• [What to work on] Open with the line that has "Write a Python"; close with the line that has "from bokeh.resources import INLINE". Retype those lines exactly, images excluded.

• [Information given]
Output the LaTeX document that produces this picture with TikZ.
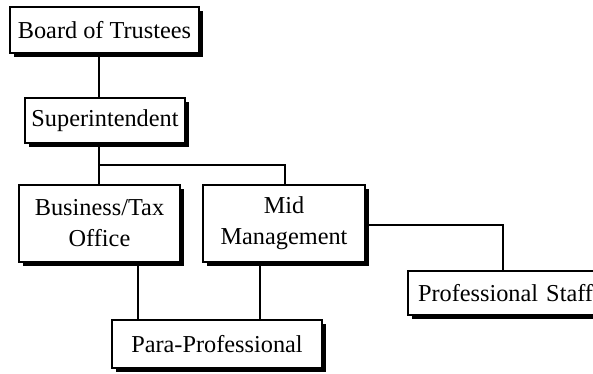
\documentclass[tikz,border=0pt]{standalone}
\usepackage{fontspec}
\setmainfont{Liberation Serif}
\usetikzlibrary{shadows}
\begin{document}
\begin{tikzpicture}[x=1pt,y=-1pt,
  orgbox/.style={draw=black, line width=1.4pt, fill=white, inner sep=0pt,
    font=\fontsize{24.3}{31}\selectfont, align=center,
    drop shadow={shadow xshift=3.5pt, shadow yshift=-3.5pt, fill=black, opacity=1}},
  link/.style={line width=1.4pt}]
\useasboundingbox (0,0) rectangle (593,373);
\fill[white] (0,0) rectangle (593,373);
\node[orgbox, minimum width=189pt, minimum height=46pt] (board) at (104.5,30) {Board of Trustees};
\node[orgbox, minimum width=160pt, minimum height=45pt] (sup) at (105,120.5) {Superintendent};
\node[orgbox, minimum width=161pt, minimum height=77pt] (bus) at (99.5,223.5) {Business/Tax\\Office};
\node[orgbox, minimum width=162pt, minimum height=77pt] (mid) at (284,223.5) {Mid\\Management};
\node[orgbox, minimum width=202pt, minimum height=44pt, text width=182pt, align=left] (prof) at (509,293) {Professional Staff};
\node[orgbox, minimum width=210pt, minimum height=48pt] (para) at (217,344) {Para-Professional};
\coordinate (split) at (99,165);
\draw[link] (board.south -| split) -- (sup.north -| split);
\draw[link] (sup.south -| split) -- (split) -- (bus.north -| split);
\draw[link] (split) -- (split -| 285,0) -- (mid.north -| 285,0);
\draw[link] (bus.south -| 138,0) -- (para.north -| 138,0);
\draw[link] (mid.south -| 260,0) -- (para.north -| 260,0);
\draw[link] (mid.east |- 0,225) -- (503,225) -- (prof.north -| 503,0);
\end{tikzpicture}
\end{document}
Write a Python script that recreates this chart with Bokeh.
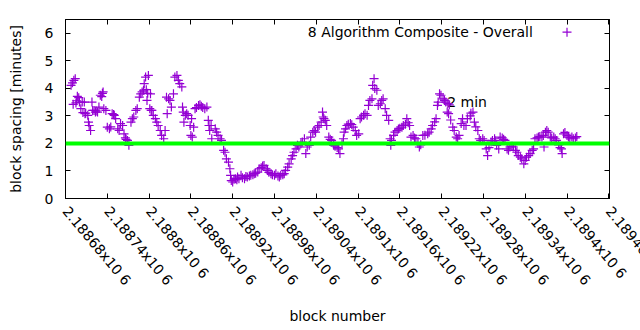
import math
from bokeh.plotting import figure
from bokeh.models import Range1d, FixedTicker, LinearAxis, Span, Label, ColumnDataSource
from bokeh.embed import file_html
from bokeh.resources import INLINE

# ---------------- data ----------------
blocks = [
    2188688, 2188690, 2188691, 2188692, 2188694, 2188695, 2188696, 2188697, 2188699, 2188700,
    2188702, 2188704, 2188705, 2188707, 2188708, 2188709, 2188712, 2188713, 2188714, 2188716,
    2188718, 2188719, 2188721, 2188723, 2188724, 2188726, 2188728, 2188730, 2188732, 2188733,
    2188734, 2188735, 2188738, 2188740, 2188743, 2188745, 2188747, 2188749, 2188750, 2188752,
    2188755, 2188757, 2188759, 2188762, 2188764, 2188766, 2188767, 2188769, 2188771, 2188774,
    2188776, 2188778, 2188781, 2188783, 2188786, 2188788, 2188790, 2188792, 2188793, 2188795,
    2188796, 2188797, 2188798, 2188799, 2188801, 2188802, 2188803, 2188804, 2188806, 2188809,
    2188811, 2188813, 2188816, 2188818, 2188821, 2188823, 2188825, 2188826, 2188828, 2188830,
    2188832, 2188835, 2188837, 2188840, 2188842, 2188844, 2188847, 2188848, 2188849, 2188850,
    2188852, 2188854, 2188856, 2188859, 2188860, 2188861, 2188862, 2188864, 2188866, 2188868,
    2188871, 2188873, 2188875, 2188877, 2188880, 2188883, 2188885, 2188886, 2188887, 2188889,
    2188890, 2188895, 2188897, 2188899, 2188902, 2188904, 2188907, 2188909, 2188911, 2188914,
    2188916, 2188917, 2188918, 2188920, 2188922, 2188924, 2188926, 2188927, 2188929, 2188932,
    2188934, 2188937, 2188939, 2188941, 2188944, 2188946, 2188949, 2188951, 2188953, 2188956,
    2188958, 2188961, 2188963, 2188965, 2188968, 2188970, 2188972, 2188975, 2188977, 2188980,
    2188982, 2188985, 2188987, 2188989, 2188992, 2188994, 2188996, 2188999, 2189001, 2189004,
    2189006, 2189008, 2189011, 2189013, 2189015, 2189018, 2189020, 2189023, 2189025, 2189027,
    2189030, 2189032, 2189035, 2189037, 2189039, 2189042, 2189044, 2189047, 2189049, 2189050,
    2189051, 2189053, 2189055, 2189058, 2189060, 2189062, 2189065, 2189067, 2189070, 2189072,
    2189074, 2189077, 2189079, 2189080, 2189082, 2189084, 2189086, 2189089, 2189091, 2189093,
    2189096, 2189098, 2189101, 2189103, 2189105, 2189108, 2189110, 2189113, 2189115, 2189117,
    2189120, 2189121, 2189123, 2189124, 2189127, 2189129, 2189132, 2189134, 2189136, 2189139,
    2189141, 2189144, 2189146, 2189147, 2189148, 2189151, 2189153, 2189156, 2189158, 2189160,
    2189163, 2189165, 2189168, 2189170, 2189172, 2189174, 2189176, 2189179, 2189181, 2189183,
    2189186, 2189188, 2189190, 2189193, 2189196, 2189200, 2189202, 2189205, 2189207, 2189210,
    2189212, 2189214, 2189215, 2189217, 2189219, 2189222, 2189224, 2189226, 2189228, 2189229,
    2189230, 2189231, 2189233, 2189236, 2189238, 2189241, 2189243, 2189245, 2189248, 2189250,
    2189252, 2189255, 2189257, 2189261, 2189262, 2189265, 2189267, 2189269, 2189272, 2189274,
    2189276, 2189279, 2189281, 2189284, 2189286, 2189288, 2189291, 2189293, 2189296, 2189297,
    2189299, 2189302, 2189304, 2189307, 2189309, 2189311, 2189314, 2189316, 2189318, 2189321,
    2189323, 2189326, 2189328, 2189330, 2189333, 2189335, 2189338, 2189340, 2189342, 2189345,
    2189347, 2189350, 2189352, 2189354, 2189357, 2189359, 2189361, 2189364, 2189366, 2189367,
    2189369, 2189371, 2189373, 2189376, 2189378, 2189381, 2189383, 2189385, 2189388, 2189390,
    2189392, 2189393, 2189395, 2189397, 2189400, 2189402, 2189404, 2189407, 2189409, 2189412,
    2189414,
]

spacing = [
    4.11, 4.20, 3.42, 4.29, 4.35, 3.47, 3.55, 3.71, 3.66, 3.50,
    3.26, 3.50, 3.12, 3.50, 3.08, 3.10, 3.02, 2.77, 2.65, 2.47,
    3.50, 3.20, 3.20, 3.14, 3.18, 3.14, 3.32, 3.75, 3.70, 3.82,
    3.87, 3.26, 3.20, 2.59, 2.53, 2.60, 3.08, 3.05, 3.02, 2.90,
    2.53, 2.47, 2.72, 2.65, 2.35, 2.20, 2.15, 2.11, 1.93, 2.77,
    2.90, 2.96, 3.20, 3.26, 3.68, 3.80, 3.87, 3.93, 4.17, 4.41,
    3.95, 3.56, 3.82, 4.47, 3.26, 3.80, 3.20, 3.20, 3.02, 2.90,
    2.77, 2.65, 2.47, 2.29, 2.17, 2.47, 3.68, 3.08, 3.62, 3.56,
    3.32, 3.80, 4.41, 4.47, 4.29, 4.17, 4.05, 3.32, 3.14, 2.77,
    3.02, 3.08, 3.02, 2.65, 2.29, 2.90, 2.23, 2.59, 3.26, 3.30,
    3.38, 3.40, 3.35, 3.30, 3.26, 3.32, 2.84, 2.65, 2.47, 2.65,
    2.17, 2.53, 2.41, 2.29, 2.17, 2.11, 1.75, 1.68, 1.44, 1.32,
    1.08, 0.84, 0.65, 0.60, 0.70, 0.72, 0.68, 0.78, 0.72, 0.84,
    0.75, 0.72, 0.80, 0.78, 0.82, 0.84, 0.86, 0.90, 0.92, 0.96,
    1.08, 1.12, 1.18, 1.20, 1.08, 1.02, 0.95, 0.90, 0.86, 0.84,
    0.90, 0.82, 0.78, 0.84, 0.86, 0.90, 1.02, 1.14, 1.26, 1.44,
    1.56, 1.68, 1.80, 1.93, 1.87, 1.99, 2.05, 2.17, 1.63, 1.87,
    1.93, 2.23, 2.41, 2.47, 2.41, 2.59, 2.65, 2.77, 3.14, 2.96,
    2.90, 2.84, 2.65, 2.23, 2.15, 2.11, 1.93, 1.90, 1.85, 1.80,
    1.63, 1.99, 2.17, 2.41, 2.53, 2.65, 2.70, 2.72, 2.68, 2.59,
    2.47, 2.29, 2.35, 2.90, 2.96, 3.02, 3.08, 3.02, 3.38, 3.56,
    3.62, 4.11, 4.35, 3.99, 3.93, 3.38, 3.44, 3.56, 3.62, 3.26,
    3.02, 2.84, 2.17, 1.93, 2.11, 2.29, 2.41, 2.47, 2.52, 2.55,
    2.59, 2.65, 2.70, 2.90, 2.75, 2.65, 2.23, 2.29, 2.20, 2.17,
    2.00, 1.87, 1.95, 2.29, 2.30, 2.35, 2.41, 2.53, 2.65, 2.78,
    2.90, 3.38, 3.50, 3.80, 3.75, 3.62, 3.56, 3.50, 3.14, 3.45,
    3.08, 3.40, 2.85, 2.59, 2.47, 2.23, 2.17, 2.29, 2.72, 2.90,
    2.65, 2.65, 2.90, 3.00, 3.10, 3.14, 2.77, 2.60, 2.47, 2.17,
    2.11, 2.17, 2.11, 1.80, 1.56, 1.85, 2.05, 2.11, 2.17, 2.10,
    1.93, 1.80, 2.23, 2.20, 2.15, 2.11, 1.80, 1.75, 1.87, 1.90,
    1.87, 1.75, 1.68, 1.56, 1.50, 1.44, 1.26, 1.38, 1.50, 1.56,
    1.63, 1.75, 1.80, 2.17, 2.20, 2.23, 2.25, 2.23, 2.29, 1.87,
    2.41, 2.47, 2.41, 2.23, 2.20, 2.23, 2.17, 2.11, 1.95, 1.85,
    1.80, 1.63, 2.35, 2.40, 2.29, 2.23, 2.20, 2.23, 2.17, 2.20,
    2.25,
]

x_ticks = [2188680, 2188740, 2188800, 2188860, 2188920, 2188980, 2189040,
           2189100, 2189160, 2189220, 2189280, 2189340, 2189400, 2189460]
x_tick_labels = ["2.18868x10 6", "2.18874x10 6", "2.1888x10 6", "2.18886x10 6",
                 "2.18892x10 6", "2.18898x10 6", "2.18904x10 6", "2.1891x10 6",
                 "2.18916x10 6", "2.18922x10 6", "2.18928x10 6", "2.18934x10 6",
                 "2.1894x10 6", "2.18946x10 6"]
y_ticks = [0, 1, 2, 3, 4, 5, 6]

target_minutes = 2
target_label = "2 min"
target_label_pos = (2189228, 3.5)
series_name = "8 Algorithm Composite - Overall"
legend_text_pos = (2189351, 6.04)
legend_mark_pos = (2189400, 6.04)

FONT = "DejaVu Sans"
FS = "14px"
PURPLE = "#9400D3"
LABEL_ANGLE = -math.radians(50)

# Bokeh pulls the last tick label back inside the canvas; an unlabeled edge tick
# one block further lets the real last label run off the edge as in gnuplot.
x_start, x_end = x_ticks[0], x_ticks[-1] + 1
axis_ticks = x_ticks + [x_end]

p = figure(width=640, height=330, output_backend="svg", toolbar_location=None,
           x_range=Range1d(x_start, x_end), y_range=Range1d(0, 6.5),
           min_border_left=65, min_border_right=31, min_border_top=19,
           min_border_bottom=132)
p.background_fill_color = "white"
p.border_fill_color = "white"
p.outline_line_color = "black"
p.outline_line_width = 1
p.xgrid.visible = False
p.ygrid.visible = False

xa = p.xaxis[0]
xa.ticker = FixedTicker(ticks=axis_ticks)
overrides = {t: l for t, l in zip(x_ticks, x_tick_labels)}
overrides[x_end] = ""
xa.major_label_overrides = overrides
xa.major_label_orientation = LABEL_ANGLE
xa.axis_label = "block number"

ya = p.yaxis[0]
ya.ticker = FixedTicker(ticks=y_ticks)
ya.axis_label = "block spacing [minutes]"

for ax in (xa, ya):
    ax.major_tick_in = 5
    ax.major_tick_out = 0
    ax.minor_tick_line_color = None
    ax.axis_line_color = "black"
    ax.major_label_text_font = FONT
    ax.major_label_text_font_size = FS
    ax.major_label_text_color = "black"
    ax.axis_label_text_font = FONT
    ax.axis_label_text_font_size = FS
    ax.axis_label_text_font_style = "normal"
    ax.axis_label_text_color = "black"
xa.major_label_standoff = 10
xa.axis_label_standoff = 12
ya.major_label_standoff = 12
ya.axis_label_standoff = 18

# mirrored ticks on top and right (labels not drawn)
top = LinearAxis(ticker=FixedTicker(ticks=x_ticks), major_label_text_color=None,
                 major_label_text_font_size="8px",
                 major_label_standoff=0, major_tick_in=5, major_tick_out=0,
                 minor_tick_line_color=None, axis_line_color="black")
right = LinearAxis(ticker=FixedTicker(ticks=y_ticks), major_label_text_color=None,
                   major_label_text_font_size="8px",
                   major_label_standoff=0, major_tick_in=5, major_tick_out=0,
                   minor_tick_line_color=None, axis_line_color="black")
p.add_layout(top, "above")
p.add_layout(right, "right")

p.add_layout(Label(x=target_label_pos[0], y=target_label_pos[1], text=target_label,
                   text_font=FONT, text_font_size=FS, text_color="black",
                   text_baseline="middle", text_align="left", level="underlay"))

src = ColumnDataSource(dict(block=blocks, spacing=spacing))
p.scatter("block", "spacing", source=src, marker="cross", size=9,
          line_color=PURPLE, line_width=1.2)

p.add_layout(Span(location=target_minutes, dimension="width",
                  line_color="#00FF00", line_width=4))

# legend (text then sample, gnuplot style)
p.add_layout(Label(x=legend_text_pos[0], y=legend_text_pos[1], text=series_name,
                   text_font=FONT, text_font_size=FS, text_color="black",
                   text_baseline="middle", text_align="right"))
p.scatter([legend_mark_pos[0]], [legend_mark_pos[1]], marker="cross", size=9,
          line_color=PURPLE, line_width=1.2)

open("out.html", "w").write(file_html(p, INLINE))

• [Exercise solution]
Write a Python script that recreates this chart with Bokeh.
import math
from bokeh.plotting import figure
from bokeh.models import Range1d, FixedTicker, LinearAxis, Span, Label, ColumnDataSource
from bokeh.embed import file_html
from bokeh.resources import INLINE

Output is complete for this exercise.